There’s an old adage among engineers: If you’re trying to solve a problem, take it to freshman engineering students, not seniors. That’s because, after four years of learning about the limits of physics, they lose the ability to design solutions that ignore its boundaries.
That’s why such companies as Brooks Brothers, Costco (COST), Siemens (SIE),Emerson Electric (EMR), and others are working with “training labs,” where MBA students come up with novel ways to solve some daunting problems—from turning around a struggling business unit to developing a retailer’s supply chain strategy for refrigerated groceries in India.
The benefits for MBAs are obvious: They get to experience real pressures, challenges, and deadlines in the workplace. Corporations don’t just do it for charity, however. At a leading health-care company, the students analyzed more than 4,000 knee replacement procedures to identify new best practices. Now the company is applying similar analytical rigor to other medical specialties and procedures.
Since I helped start the program in 2007, more than 2,000 students have participated in 250 projects across the participating schools, which now includeInsead, London Business School, University of Michigan’s Ross School of Business, Northwestern University’s Kellogg School of Management, and University of Chicago’s Booth School of Business, among others. (The Tepper School of Businessat Carnegie Mellon was the first to partner with us.)

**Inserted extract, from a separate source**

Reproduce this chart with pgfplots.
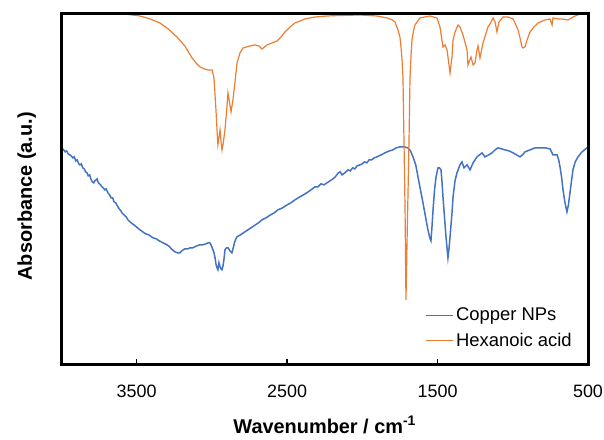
\documentclass[border=0pt]{standalone}
\usepackage{fontspec}
\setmainfont{Liberation Sans}
\usepackage{pgfplots}
\pgfplotsset{compat=1.18}
\usetikzlibrary{calc}
\definecolor{cublue}{HTML}{4472C4}
\definecolor{hexorange}{HTML}{ED7D31}

\begin{document}
\begin{tikzpicture}
\begin{axis}[
  name=ax,
  scale only axis,
  width=527bp, height=351bp,
  at={(0,0)}, anchor=south west,
  xmin=500, xmax=4000, x dir=reverse,
  ymin=0, ymax=351,
  xtick={500,1500,2500,3500},
  ytick=\empty,
  xtick pos=bottom,
  major tick length=6bp,
  tick style={black, line width=1.4bp},
  /pgf/number format/assume math mode=true,
  /pgf/number format/1000 sep={},
  ticklabel style={font=\fontsize{18}{21}\selectfont},
  xticklabel style={yshift=-17bp},
  xlabel={\textbf{Wavenumber / cm\textsuperscript{-1}}},
  ylabel={\textbf{Absorbance (a.u.)}},
  label style={font=\fontsize{20}{24}\selectfont},
  xlabel style={at={(axis description cs:0.5,-0.195)}, anchor=base},
  ylabel style={at={(axis description cs:-0.056,0.48)}, anchor=base},
  legend style={draw=none, fill=none, font=\fontsize{18.5}{21}\selectfont,
    at={(axis description cs:0.979,0.035)}, anchor=south east, row sep=7bp},
  legend cell align=left,
  legend image code/.code={\draw[#1] (0bp,0bp) -- (20bp,0bp); \path (0bp,0bp) -- (27bp,0bp);},
]
\addplot[cublue, line width=1.5bp] coordinates {
(4000,217) (3985,215) (3975,213) (3965,214) (3955,211) (3945,210) (3935,209) (3924,207)
(3915,208) (3905,204) (3895,205) (3885,201) (3877,200) (3868,201) (3858,197) (3848,196)
(3840,193) (3830,192) (3822,189) (3812,190) (3805,186) (3795,183) (3785,182) (3778,184)
(3770,185) (3762,186) (3757,183) (3748,181) (3740,180) (3731,178) (3722,177) (3712,175)
(3703,176) (3691,172) (3680,170) (3670,167) (3660,167) (3650,163) (3640,162) (3628,159)
(3616,156) (3605,154) (3598,152) (3585,150) (3570,148) (3558,145) (3545,143) (3528,141)
(3510,139) (3495,137) (3478,135) (3460,133) (3440,131) (3420,130) (3392,127) (3370,126)
(3350,124) (3325,122) (3299,120) (3280,118) (3270,116) (3255,114) (3245,113) (3230,112)
(3212,112) (3200,114) (3190,115) (3179,116) (3160,116) (3145,117) (3126,117) (3100,119)
(3079,120) (3060,120) (3040,121) (3025,122) (3013,122) (3003,119) (2993,115) (2986,112)
(2979,107) (2972,100) (2966,97) (2960,95) (2953,102) (2946,98) (2940,96) (2933,95)
(2926,99) (2920,105) (2913,115) (2903,117) (2893,117) (2880,114) (2867,112) (2858,117)
(2850,122) (2840,126) (2833,128) (2810,130) (2780,133) (2750,136) (2720,139) (2690,142)
(2667,145) (2640,147) (2610,150) (2585,152) (2561,155) (2530,157) (2500,160) (2475,162)
(2448,165) (2415,168) (2380,171) (2350,174) (2315,178) (2295,178) (2275,181) (2255,180)
(2235,182) (2215,184) (2195,186) (2180,188) (2160,192) (2148,193) (2135,190) (2125,191)
(2110,193) (2095,195) (2080,194) (2065,197) (2050,196) (2035,199) (2016,200) (2000,201)
(1985,203) (1970,202) (1955,205) (1940,205) (1920,207) (1903,208) (1875,210) (1850,212)
(1820,214) (1796,215) (1775,217) (1750,218) (1720,218) (1697,217) (1680,214) (1663,208)
(1645,200) (1630,188) (1615,176) (1597,162) (1580,148) (1564,135) (1550,126) (1544,124)
(1537,138) (1530,155) (1520,175) (1510,188) (1497,197) (1487,197) (1477,195) (1470,182)
(1464,168) (1454,148) (1444,128) (1431,107) (1424,116) (1417,128) (1404,152) (1397,168)
(1384,184) (1371,192) (1351,200) (1338,203) (1324,197) (1304,200) (1284,195) (1264,202)
(1238,208) (1204,212) (1185,208) (1160,210) (1138,212) (1118,215) (1098,217) (1075,216)
(1052,215) (1025,214) (998,212) (975,210) (952,208) (935,210) (919,213) (885,215)
(852,217) (820,217) (786,217) (752,216) (733,210) (706,210) (695,205) (686,198)
(676,188) (666,175) (653,162) (640,153) (630,160) (620,172) (600,195) (585,203)
(566,208) (540,213) (507,217) (500,217)
};
\addlegendentry{Copper NPs}
\addplot[hexorange, line width=1.2bp] coordinates {
(4000,351) (3578,351) (3530,350) (3478,349) (3410,346) (3345,342) (3290,336) (3232,328)
(3180,319) (3132,307) (3100,301) (3079,298) (3050,296) (3026,295) (2999,295) (2986,287)
(2979,270) (2973,255) (2966,235) (2960,220) (2953,227) (2946,235) (2940,225) (2933,215)
(2926,220) (2913,235) (2900,258) (2893,272) (2880,260) (2873,253) (2860,265) (2847,282)
(2833,302) (2813,312) (2793,317) (2747,319) (2714,320) (2687,319) (2667,316) (2634,320)
(2600,322) (2567,324) (2540,328) (2514,333) (2480,338) (2448,342) (2381,346) (2315,348)
(2235,349) (2148,349.5) (2016,350) (1903,349) (1836,347) (1800,345) (1783,343) (1763,335)
(1750,328) (1743,318) (1736,305) (1730,288) (1723,222) (1716,155) (1713,110) (1710,65)
(1706,95) (1703,122) (1696,175) (1690,222) (1683,288) (1676,310) (1670,325) (1660,334)
(1650,340) (1617,347) (1550,349) (1504,347) (1484,338) (1464,318) (1450,320) (1437,315)
(1417,292) (1404,308) (1397,325) (1384,333) (1364,340) (1351,338) (1331,330) (1304,315)
(1298,300) (1278,308) (1264,300) (1251,302) (1238,315) (1231,319) (1218,307) (1198,322)
(1165,338) (1151,341) (1131,347) (1118,343) (1105,333) (1092,343) (1065,348) (1032,348)
(998,346) (985,342) (965,335) (950,326) (939,318) (932,317) (919,318) (905,325)
(885,333) (860,338) (832,342) (786,345) (752,346) (739,340) (733,347) (700,346)
(673,346) (633,345) (586,349) (553,351) (500,351)
};
\addlegendentry{Hexanoic acid}
\end{axis}
\draw[line width=3bp, line cap=rect] (ax.south west) rectangle (ax.north east);
\pgfresetboundingbox
\path ($(ax.south west)+(-61.5bp,-75bp)$) rectangle ($(ax.north east)+(16bp,14bp)$);
\end{tikzpicture}
\end{document}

In contrast to traditional internships, this approach puts the students on a team in which they work with company executives on critical issues. A.T. Kearney clients bring the teams real projects, with the company’s consultants supporting both students and faculty throughout the term. Some schools also involve students from their information systems, supply chain, and engineering programs alongside the B-school students.
Companies that use the lab have hired a number of its participants. Students who have solved actual problems for these organizations are much better prepared to step into real positions.
Brooks Brothers now keeps a list of projects it wants the students to work on. Last year, the company asked Tepper students to help create a model to predict how its new stores will perform. The project involved data-intensive analysis and resulted in a program the company will use to predict revenue for store openings in the future. Former Brooks Brothers President Diane Ellis—now CEO of the Limited—was so impressed she has asked students to work on projects for her new company.
Applying newly learned skills to real, thorny corporate problems is great training for students. But companies also often benefit when they toss these problems to smart students whose thinking hasn’t been limited by years of being told “no.”